— begin Entries supplied —

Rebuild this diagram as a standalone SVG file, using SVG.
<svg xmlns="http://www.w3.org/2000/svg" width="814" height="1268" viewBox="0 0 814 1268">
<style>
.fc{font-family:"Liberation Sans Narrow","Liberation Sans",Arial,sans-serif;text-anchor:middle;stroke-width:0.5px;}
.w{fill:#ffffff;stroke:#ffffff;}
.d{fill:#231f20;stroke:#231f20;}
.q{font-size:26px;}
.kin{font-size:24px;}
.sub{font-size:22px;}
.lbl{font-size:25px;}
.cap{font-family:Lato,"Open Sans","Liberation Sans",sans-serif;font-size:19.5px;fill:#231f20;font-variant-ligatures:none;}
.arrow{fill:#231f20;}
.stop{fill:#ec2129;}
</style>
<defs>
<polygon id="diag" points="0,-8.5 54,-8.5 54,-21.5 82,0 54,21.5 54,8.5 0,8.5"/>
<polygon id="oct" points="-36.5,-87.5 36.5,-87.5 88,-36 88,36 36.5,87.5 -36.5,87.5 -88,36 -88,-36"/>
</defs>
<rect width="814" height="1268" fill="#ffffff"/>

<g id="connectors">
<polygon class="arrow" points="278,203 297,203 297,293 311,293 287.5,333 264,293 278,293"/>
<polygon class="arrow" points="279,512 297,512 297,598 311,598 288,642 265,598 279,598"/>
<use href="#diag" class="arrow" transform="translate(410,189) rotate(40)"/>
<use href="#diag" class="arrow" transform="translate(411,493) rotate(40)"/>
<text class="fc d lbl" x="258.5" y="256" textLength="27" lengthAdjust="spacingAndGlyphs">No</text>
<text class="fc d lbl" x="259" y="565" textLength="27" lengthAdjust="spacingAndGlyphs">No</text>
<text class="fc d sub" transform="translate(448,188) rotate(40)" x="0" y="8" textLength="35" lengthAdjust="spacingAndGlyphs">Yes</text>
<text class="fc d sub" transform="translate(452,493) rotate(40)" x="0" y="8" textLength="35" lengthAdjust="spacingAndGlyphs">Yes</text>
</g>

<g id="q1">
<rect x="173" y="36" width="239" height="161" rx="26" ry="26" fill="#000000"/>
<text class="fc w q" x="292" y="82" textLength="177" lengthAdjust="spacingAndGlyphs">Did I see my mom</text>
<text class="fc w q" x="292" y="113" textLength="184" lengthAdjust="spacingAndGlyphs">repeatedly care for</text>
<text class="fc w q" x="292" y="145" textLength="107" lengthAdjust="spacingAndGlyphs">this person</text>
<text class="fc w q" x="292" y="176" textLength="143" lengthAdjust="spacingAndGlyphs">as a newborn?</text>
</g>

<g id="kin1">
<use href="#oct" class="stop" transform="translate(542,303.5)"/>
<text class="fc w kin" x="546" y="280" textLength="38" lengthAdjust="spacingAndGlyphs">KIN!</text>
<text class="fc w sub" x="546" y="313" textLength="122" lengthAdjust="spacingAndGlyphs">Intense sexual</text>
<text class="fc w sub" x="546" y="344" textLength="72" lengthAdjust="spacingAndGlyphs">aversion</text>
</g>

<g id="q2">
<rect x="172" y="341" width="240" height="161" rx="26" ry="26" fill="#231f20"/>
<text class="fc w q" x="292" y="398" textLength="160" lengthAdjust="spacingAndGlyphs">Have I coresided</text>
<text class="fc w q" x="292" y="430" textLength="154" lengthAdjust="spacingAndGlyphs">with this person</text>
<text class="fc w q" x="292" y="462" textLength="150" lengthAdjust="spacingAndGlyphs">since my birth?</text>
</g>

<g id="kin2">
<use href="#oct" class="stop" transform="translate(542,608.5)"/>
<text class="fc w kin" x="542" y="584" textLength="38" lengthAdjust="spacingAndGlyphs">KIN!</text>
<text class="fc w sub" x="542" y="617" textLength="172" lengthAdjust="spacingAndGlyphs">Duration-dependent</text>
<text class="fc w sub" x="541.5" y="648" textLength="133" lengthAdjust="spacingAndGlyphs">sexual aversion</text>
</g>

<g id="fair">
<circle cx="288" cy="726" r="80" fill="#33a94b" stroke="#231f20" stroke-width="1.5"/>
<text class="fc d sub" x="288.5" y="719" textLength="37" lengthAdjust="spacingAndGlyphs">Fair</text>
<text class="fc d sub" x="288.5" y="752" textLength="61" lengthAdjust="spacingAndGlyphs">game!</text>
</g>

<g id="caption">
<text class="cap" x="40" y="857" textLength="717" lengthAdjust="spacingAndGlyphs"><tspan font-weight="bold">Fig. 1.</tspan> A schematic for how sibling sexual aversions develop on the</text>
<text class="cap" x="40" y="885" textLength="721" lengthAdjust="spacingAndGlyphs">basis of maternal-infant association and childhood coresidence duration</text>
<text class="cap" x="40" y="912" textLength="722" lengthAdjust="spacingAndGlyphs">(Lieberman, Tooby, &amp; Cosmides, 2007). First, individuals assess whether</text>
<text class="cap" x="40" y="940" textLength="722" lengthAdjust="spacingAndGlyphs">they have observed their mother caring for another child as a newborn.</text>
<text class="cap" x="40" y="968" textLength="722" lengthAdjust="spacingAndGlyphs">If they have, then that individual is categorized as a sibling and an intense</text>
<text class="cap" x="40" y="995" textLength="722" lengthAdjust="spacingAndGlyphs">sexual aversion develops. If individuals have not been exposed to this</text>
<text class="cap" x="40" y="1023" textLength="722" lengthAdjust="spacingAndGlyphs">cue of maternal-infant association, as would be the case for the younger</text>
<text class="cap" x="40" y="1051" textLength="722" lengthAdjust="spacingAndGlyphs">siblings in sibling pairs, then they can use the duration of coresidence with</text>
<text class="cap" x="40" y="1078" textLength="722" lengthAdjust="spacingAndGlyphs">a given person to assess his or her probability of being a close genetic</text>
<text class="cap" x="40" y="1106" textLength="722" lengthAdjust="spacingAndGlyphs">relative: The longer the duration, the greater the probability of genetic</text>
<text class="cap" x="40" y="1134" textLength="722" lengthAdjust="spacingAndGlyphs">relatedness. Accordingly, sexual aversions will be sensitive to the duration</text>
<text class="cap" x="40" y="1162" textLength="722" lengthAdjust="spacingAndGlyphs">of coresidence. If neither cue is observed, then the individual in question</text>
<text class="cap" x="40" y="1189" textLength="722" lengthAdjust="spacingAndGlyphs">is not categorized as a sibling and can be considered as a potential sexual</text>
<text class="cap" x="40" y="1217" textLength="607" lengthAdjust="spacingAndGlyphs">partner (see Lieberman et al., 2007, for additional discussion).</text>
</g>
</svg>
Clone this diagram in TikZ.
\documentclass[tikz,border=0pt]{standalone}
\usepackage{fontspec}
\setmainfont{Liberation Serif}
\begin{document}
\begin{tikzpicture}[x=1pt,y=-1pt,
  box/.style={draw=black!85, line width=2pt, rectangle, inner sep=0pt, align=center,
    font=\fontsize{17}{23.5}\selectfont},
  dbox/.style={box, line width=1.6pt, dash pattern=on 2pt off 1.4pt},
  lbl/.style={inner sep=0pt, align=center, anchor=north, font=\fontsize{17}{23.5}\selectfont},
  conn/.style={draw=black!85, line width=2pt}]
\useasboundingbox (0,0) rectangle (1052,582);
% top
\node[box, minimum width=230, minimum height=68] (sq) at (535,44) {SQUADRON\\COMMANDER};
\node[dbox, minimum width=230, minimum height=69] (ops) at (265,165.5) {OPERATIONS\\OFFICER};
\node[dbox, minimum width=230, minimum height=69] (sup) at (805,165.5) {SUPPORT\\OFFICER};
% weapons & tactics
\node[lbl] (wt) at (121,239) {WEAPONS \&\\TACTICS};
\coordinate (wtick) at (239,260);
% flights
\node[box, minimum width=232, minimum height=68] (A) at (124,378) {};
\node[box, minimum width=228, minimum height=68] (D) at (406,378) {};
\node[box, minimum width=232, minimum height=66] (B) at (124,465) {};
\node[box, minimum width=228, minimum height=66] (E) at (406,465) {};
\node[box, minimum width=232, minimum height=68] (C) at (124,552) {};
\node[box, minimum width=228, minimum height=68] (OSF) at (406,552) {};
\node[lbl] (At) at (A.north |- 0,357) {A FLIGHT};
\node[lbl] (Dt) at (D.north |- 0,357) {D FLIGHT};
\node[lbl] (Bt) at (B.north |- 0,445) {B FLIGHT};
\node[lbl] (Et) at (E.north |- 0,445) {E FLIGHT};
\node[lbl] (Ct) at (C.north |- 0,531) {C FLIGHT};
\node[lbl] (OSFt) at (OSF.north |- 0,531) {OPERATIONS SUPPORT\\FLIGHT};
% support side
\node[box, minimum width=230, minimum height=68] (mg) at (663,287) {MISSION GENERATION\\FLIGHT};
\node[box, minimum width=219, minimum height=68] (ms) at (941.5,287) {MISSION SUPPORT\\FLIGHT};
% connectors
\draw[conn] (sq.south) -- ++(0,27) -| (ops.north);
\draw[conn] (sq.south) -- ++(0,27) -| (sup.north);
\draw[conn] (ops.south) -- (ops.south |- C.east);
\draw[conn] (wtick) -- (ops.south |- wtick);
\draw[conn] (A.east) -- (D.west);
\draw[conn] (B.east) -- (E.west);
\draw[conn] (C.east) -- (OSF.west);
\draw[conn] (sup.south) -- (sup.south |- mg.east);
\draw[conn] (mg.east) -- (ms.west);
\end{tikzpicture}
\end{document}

— end Entries supplied —

Using the listing above, show each line holding the string "standalone".

Rebuild this diagram as a standalone SVG file, using SVG.
\documentclass[tikz,border=0pt]{standalone}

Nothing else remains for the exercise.